Con todo, había una cualidad que incluso sus críticos reconocen: Gertz era persistente. Y conocía el aparato penal como pocos. Tenía método, obsesión por el detalle y una idea fija de orden institucional. No siempre funcionó, no siempre fue justa ni eficiente, pero era innegable que se trataba de un hombre que llevaba décadas pensando —de verdad pensando— en el sistema penal mexicano.

¿Entonces por qué renunció?

Porque la política no solo se derrumba por grandes actos de corrupción o colapsos institucionales. A veces cae por la presión inesperada del lugar menos imaginado. En este caso, una corona.

Todo estalló cuando México celebraba con júbilo el triunfo de Fátima Bosch como Miss Universo. Una mexicana ganando el certamen después de tantos años era un regalo para la narrativa nacional: orgullo, identidad, representación, el país hablando de algo luminoso por primera vez en semanas. Pero justo ahí, en plena celebración, comenzaron a circular los expedientes —sellados y empolvados en la FGR— relacionados con Raúl Rocha, presidente de la franquicia Miss Universo y vinculado en investigaciones mediáticas con presuntos contratos irregulares con Pemex.

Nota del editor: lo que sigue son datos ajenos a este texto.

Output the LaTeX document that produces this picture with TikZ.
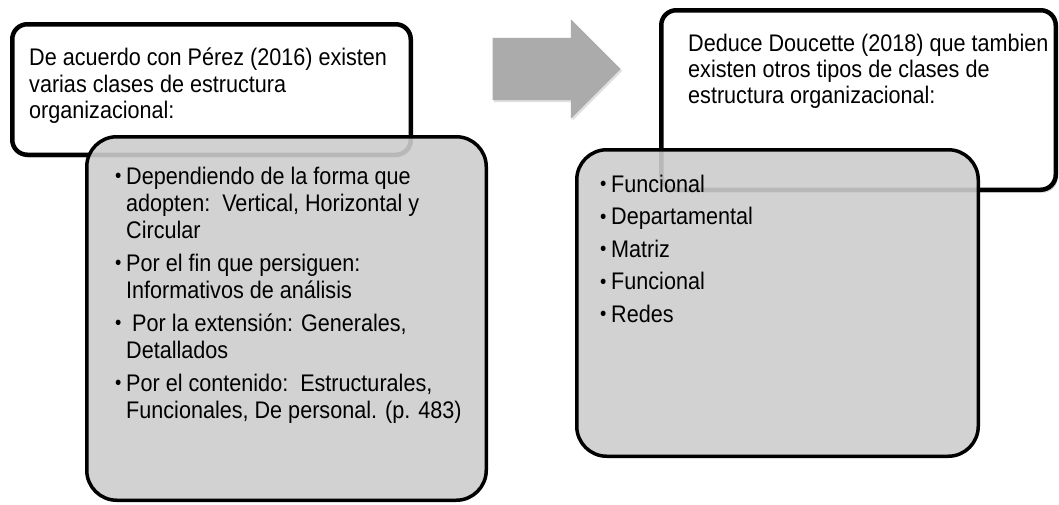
\documentclass[tikz,border=0pt]{standalone}
\usepackage{fontspec}
\setmainfont[FakeStretch=0.9]{Liberation Sans}
\usepackage{tikz}
\usetikzlibrary{positioning,shapes.arrows,shadows}
\definecolor{listgray}{RGB}{205,205,205}
\definecolor{arrowgray}{RGB}{171,171,171}
\tikzstyle{headbox}  = [rectangle, draw, fill=white, line width=4.5pt, rounded corners=15pt,
    inner sep=0pt, anchor=north west, drop shadow={shadow xshift=2pt, shadow yshift=-3pt, opacity=0.3}]
\tikzstyle{listbox}  = [rectangle, draw, fill=listgray, fill opacity=0.9, draw opacity=1,
    line width=3.5pt, rounded corners=30pt, inner sep=0pt, anchor=north west]
\tikzstyle{headtext} = [anchor=north west, inner sep=0pt, align=left, text opacity=1,
    font=\fontsize{24}{26.3}\selectfont]
\tikzstyle{listtext} = [headtext, font=\fontsize{24}{27}\selectfont]
\tikzstyle{bigarrow} = [single arrow, fill=arrowgray, draw=none, inner sep=0pt,
    text height=62pt, text depth=0pt, minimum height=128pt, single arrow head extend=18.5pt,
    drop shadow={shadow xshift=1.5pt, shadow yshift=-2pt, opacity=0.25}]
\newcommand{\bul}{\makebox[11pt][l]{\raisebox{1.3pt}{\fontsize{20}{20}\selectfont\textbullet}}}
\newcommand{\ind}{\hspace*{11pt}}

\begin{document}
\begin{tikzpicture}[x=1pt,y=-1pt]
    \useasboundingbox (0,0) rectangle (1059,504);
    % Place nodes
    \node [headbox, minimum width=398.5pt, minimum height=130.5pt] (perezBox) at (10,22) {};
    \node [headtext] (perezText) at (29,47.3) {\strut De acuerdo con Pérez (2016) existen\\
        varias clases de estructura\\ organizacional:};
    \node [listbox, minimum width=399.5pt, minimum height=363.5pt] (perezList) at (85,135) {};
    \node [listtext] (perezItems) at (115,165.1) {\strut\bul Dependiendo de la forma que\\
        \ind adopten:\ \ Vertical, Horizontal y\\ \ind Circular\\[6pt]
        \bul Por el fin que persiguen:\\ \ind Informativos de análisis\\[6pt]
        \bul\ Por la extensión: Generales,\\ \ind Detallados\\[6pt]
        \bul Por el contenido:\ \ Estructurales,\\ \ind Funcionales, De personal. (p. 483)};

    \node [bigarrow] (flowArrow) at (541,69) {};

    \node [headbox, minimum width=394.5pt, minimum height=179.5pt] (doucetteBox) at (659,8) {};
    \node [headtext] (doucetteText) at (688,32.6) {\strut Deduce Doucette (2018) que tambien\\
        existen otros tipos de clases de\\ estructura organizacional:};
    \node [listbox, minimum width=401.5pt, minimum height=306.5pt] (doucetteList) at (575,148) {};
    \node [listtext] (doucetteItems) at (600,173.1) {\strut\bul Funcional\\[5.5pt] \bul Departamental\\[5.5pt]
        \bul Matriz\\[5.5pt] \bul Funcional\\[5.5pt] \bul Redes};
\end{tikzpicture}
\end{document}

La pregunta no era si existía una investigación. La pregunta era: ¿por qué se filtró justo ahora?

La respuesta implícita fue unánime: porque la FGR había perdido control interno. Porque intereses cruzados querían lastimar a la 4T. Porque la filtración no solo embarraba a un empresario, sino también a Bosch, la nueva joya mediática del país. Porque el triunfo, tan necesario en una nación saturada de malas noticias, se convirtió en combustible político en cuestión de horas. Porque México estaba celebrando una coronación, y alguien sacó un expediente que olía a guerra interna.

Eso, en Palacio Nacional, fue dinamita.

No se podía permitir que una victoria global, limpia y emocional, se convirtiera en pleito burocrático. Mucho menos cuando la Presidencia buscaba proyectar una nueva etapa institucional y evitar conflictos con la industria cultural y de entretenimiento que ya estaba devolviendo atención internacional al país. Gertz había sobrevivido a todo: a expedientes fallidos, a presiones, a audios filtrados, a críticas internacionales. Pero tocar un símbolo recién coronado fue otra cosa. Transformó un problema jurídico en un problema político. Y en México, los problemas políticos se resuelven de una sola forma: pidiendo renuncias.

El 27 de noviembre de 2025, presentó la suya.

Salió con un extraño nombramiento diplomático y un comunicado sin dramatismos, pero cargado de silencios. Fue la despedida de un fiscal que quiso ser reformador, que terminó siendo símbolo de poder concentrado y que cayó no por un caso penal, sino por una coronación que puso demasiados reflectores sobre sus polémicas.

Y así, la corona de Fátima Bosch terminó abollando algo más que el ego de los críticos: terminó abollando, también, el trono del fiscal más poderoso del México reciente.